Se respecter et se faire respecter
Ayant jaugé son aliénation, mesuré la précarité de sa vie, réalisé d’où on vient, analysé son parcours, ses envies, ses forces, une fois prise une pleine conscience de son corps et de son esprit, une fois installée, par le jeu même de cette prise de conscience, l’irrésistible envie d’aller plus loin vers la confiance en soi, en découle la possibilité de faire prévaloir le respect de soi.
Se respecter : étymologiquement, regarder en arrière et avoir des égards, de la considération pour soi ; se juger digne de sa propre estime ; considérer sa vie comme précieuse pour soi et pour les autres.
Après la prise de conscience de son corps, la première dimension du respect de soi passe par son entretien, le refus de toute addiction ; la pratique d’un sport, le soin de son apparence, l’amour de l’image de soi que renvoient les miroirs et le regard des autres ; et, si ce n’est pas le cas, de tout faire pour la changer et surveiller sa santé : l’hypocondrie est, avec mesure, une des dimensions du respect de soi.
Le respect de soi exige également de se préciser à soi-même ses valeurs, ce qu’on entend par le Bien et le Mal, et d’en hiérarchiser les diverses formes ; de décider ce sur quoi on est prêt ou non à transiger ; de distinguer entre l’important et l’accessoire, entre la satisfaction immédiate et l’investissement dans une plénitude de plus long terme.
Un exercice peut être utile pour installer ce respect de soi : désigner en cinq mots ce qu’on entend respecter. Des vocables tels que propreté, élégance, honnêteté, sincérité, politesse, savoir-vivre.
Le respect de soi suppose de prendre au sérieux quotidiennement ces mots et les valeurs qu’ils recouvrent, de tenir les promesses qu’ils impliquent ; de se former et de se réformer sans cesse en utilisant le meilleur de ses capacités ; de viser sans répit l’excellence de soi.
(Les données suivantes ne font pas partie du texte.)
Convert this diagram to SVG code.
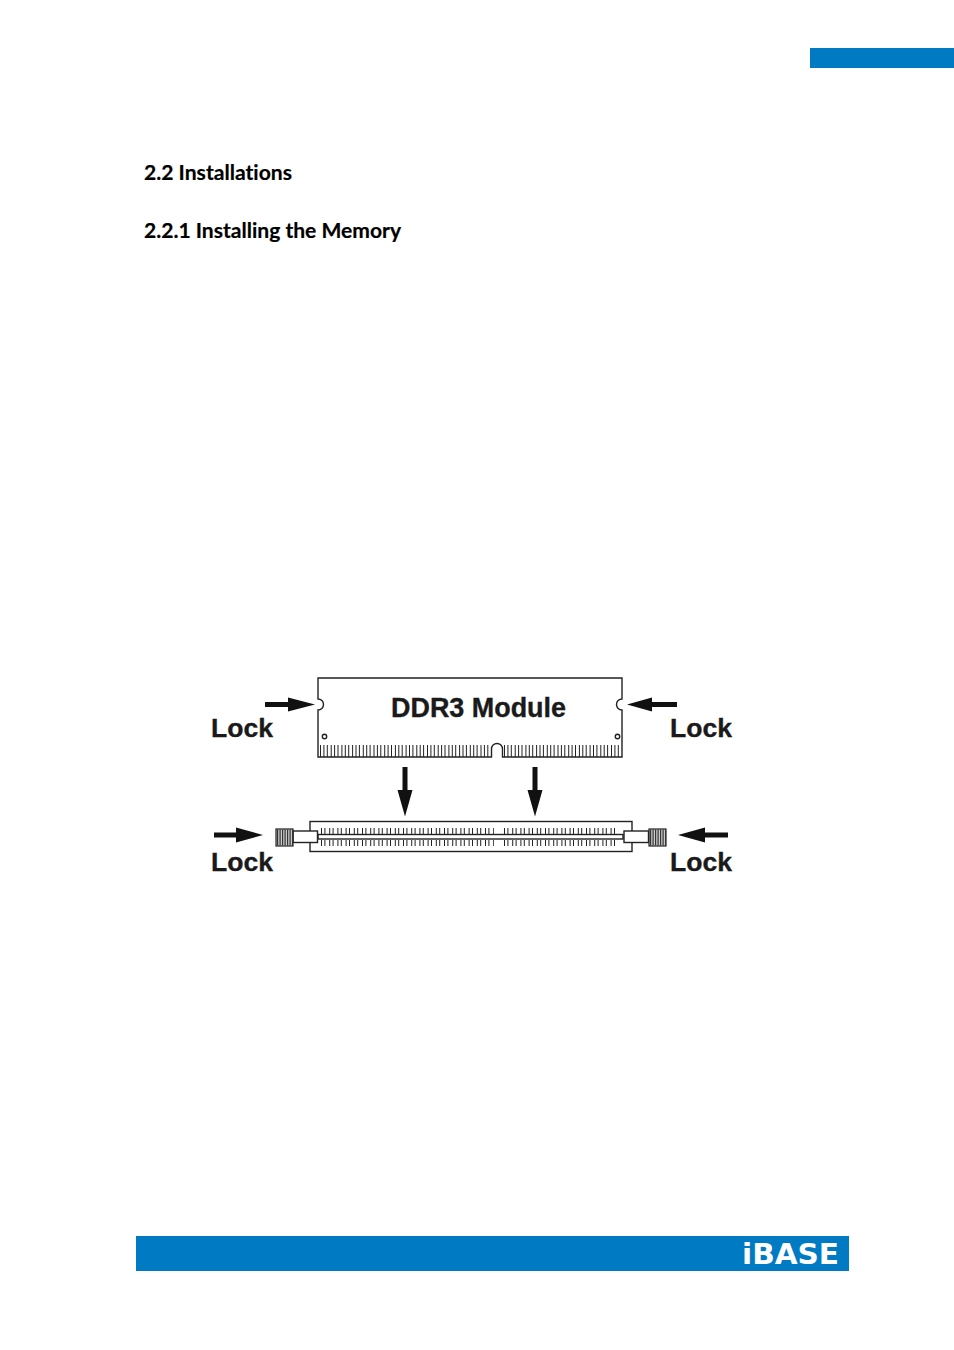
<svg xmlns="http://www.w3.org/2000/svg" width="954" height="1350" viewBox="0 0 954 1350">
<defs>
<style>
.band{fill:#007ac3}
.h{font-family:Lato,"Open Sans",sans-serif;font-weight:700;font-size:21.500px;fill:#000;font-variant-ligatures:none;stroke:#000;stroke-width:.2}
.l{font-family:"Liberation Sans",Arial,sans-serif;font-weight:700;font-size:26px;fill:#1a1a1a;stroke:#1a1a1a;stroke-width:.35}
.o{fill:#fff;stroke:#222;stroke-width:1.4}
.pin{stroke:#222;fill:none}
.p1{stroke-width:12;stroke-dasharray:1 2.4 1 2.4 1 2.9}
.p2{stroke-width:6;stroke-dasharray:1 2.4 1 3.8}
.knurl{fill:#ccc;stroke:#222;stroke-width:1.2}
.k{stroke:#333;stroke-width:16;stroke-dasharray:1.200 1.300;fill:none}
.arrow{fill:#111;stroke:none}
</style>
</defs>
<rect width="954" height="1350" fill="#fff"/>
<rect id="tab" class="band" x="810" y="48" width="144" height="20"/>
<text id="h1" class="h" x="144" y="180" textLength="148" lengthAdjust="spacingAndGlyphs">2.2 Installations</text>
<text id="h2" class="h" x="144" y="238" textLength="257" lengthAdjust="spacingAndGlyphs">2.2.1 Installing the Memory</text>

<g id="module">
<path class="o" d="M318 678H622V699A5.500 5.500 0 0 0 622 710V757H502.500V749A5.500 5.500 0 0 0 491.500 749V757H318V710A5.500 5.500 0 0 0 318 699Z"/>
<circle class="o" cx="324.500" cy="736.500" r="2.200" stroke-width="1.200"/>
<circle class="o" cx="617.500" cy="736.500" r="2.200" stroke-width="1.200"/>
<path class="pin p1" d="M320 751H490M504 751H621"/>
<text class="l" x="391" y="717" style="font-size:27px" textLength="175" lengthAdjust="spacingAndGlyphs">DDR3 Module</text>
</g>

<g id="socket">
<rect class="o" x="310" y="821.500" width="322" height="30"/>
<path class="pin p2" d="M321 831H494M504 831H617M321 843H494M504 843H617"/>
<rect class="o" x="318" y="834.500" width="305" height="4.500"/>
</g>

<g id="latch-left">
<rect class="o" x="293" y="831" width="24.500" height="11.500"/>
<rect class="knurl" x="276" y="829" width="17" height="17"/>
<path class="k" d="M277 837.500H293"/>
</g>
<g id="latch-right">
<rect class="o" x="624" y="831" width="24.500" height="11.500"/>
<rect class="knurl" x="649" y="829" width="17" height="17"/>
<path class="k" d="M650 837.500H666"/>
</g>

<g id="connectors">
<path class="arrow" d="M265 702H288V697.500L315 704.500L288 711.500V707H265Z"/>
<path class="arrow" d="M677 702H652V697.500L627 704.500L652 711.500V707H677Z"/>
<path class="arrow" d="M402.500 767H407.500V790H412.500L405 816.500L397.500 790H402.500Z"/>
<path class="arrow" d="M532.500 767H537.500V790H542.500L535 816.500L527.500 790H532.500Z"/>
<path class="arrow" d="M214 832.500H236V827.500L263 835L236 842.500V837.500H214Z"/>
<path class="arrow" d="M728 832.500H705V827.500L678 835L705 842.500V837.500H728Z"/>
</g>

<g id="labels">
<text class="l" x="211" y="737" textLength="62" lengthAdjust="spacingAndGlyphs">Lock</text>
<text class="l" x="670" y="737" textLength="62" lengthAdjust="spacingAndGlyphs">Lock</text>
<text class="l" x="211" y="871" textLength="62" lengthAdjust="spacingAndGlyphs">Lock</text>
<text class="l" x="670" y="871" textLength="62" lengthAdjust="spacingAndGlyphs">Lock</text>
</g>

<g id="footer">
<rect class="band" x="136" y="1236" width="713" height="35"/>
<text x="742" y="1264" font-family="'DejaVu Sans',sans-serif" font-weight="700" font-size="28" fill="#fff" textLength="97" lengthAdjust="spacingAndGlyphs">iBASE</text>
</g>
</svg>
Ce qui conduit aussi à ne pas se mentir ; à ne pas s’épargner ; à analyser et comprendre ses échecs ; à identifier ses responsabilités ; à comprendre ce qu’on peut attendre et espérer de soi ; à ne pas esquiver la vérité sur soi, sur ses tares, ses secrets de famille ; à refuser la perspective de mourir sans avoir fait ce qu’on s’était promis d’accomplir.
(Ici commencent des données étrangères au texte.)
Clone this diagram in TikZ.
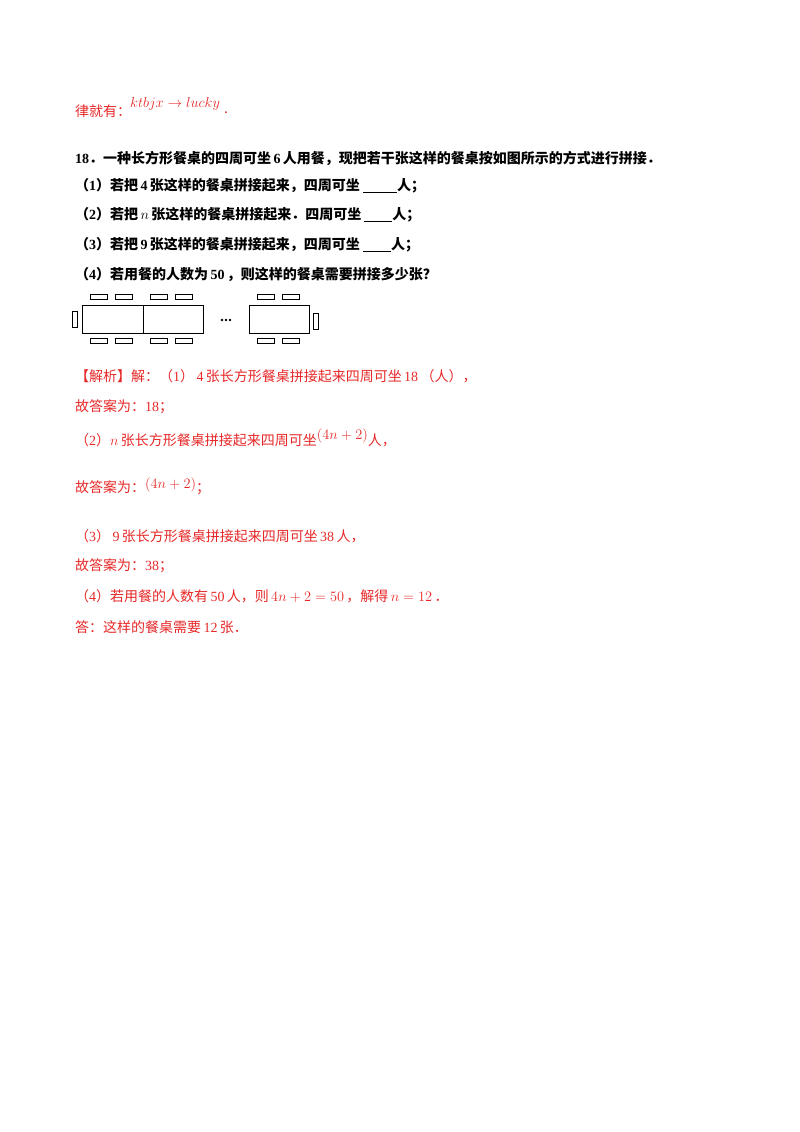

Le respect de soi conduit aussi à écarter la haine de soi, à ne pas se mépriser, à penser qu’il y a nécessairement en soi quelque chose qui mérite d’être mis en valeur ; que rien n’est perdu, qu’on a droit, comme tout un chacun, à une belle et bonne vie, à du beau et bon temps.
Il conduit aussi à ne pas chercher à tout prix à être plaint ou consolé, à être prêt à admettre la réalité de mauvaises nouvelles ou de perspectives difficiles ; à ne pas se morfondre et trouver plaisir à être malheureux ; à être préparé à saisir dans le malheur de nouvelles opportunités.
Le respect de soi conduit à trouver une force intérieure, à atteindre lucidité et intériorité, intégrité et courage ; il fortifie le désir de vivre ; il prépare à affronter les aléas de la vie sans optimisme béat ni pessimisme inhibant.
Il renvoie une image sereine et positive de soi à son entourage et conduit à en être respecté : de fait, comment espérer être respecté d’autrui si on ne se respecte pas soi-même ?
Il conduit, réciproquement, à respecter autrui, miroir et source du respect de soi.
Tel est l’aboutissement de la deuxième étape.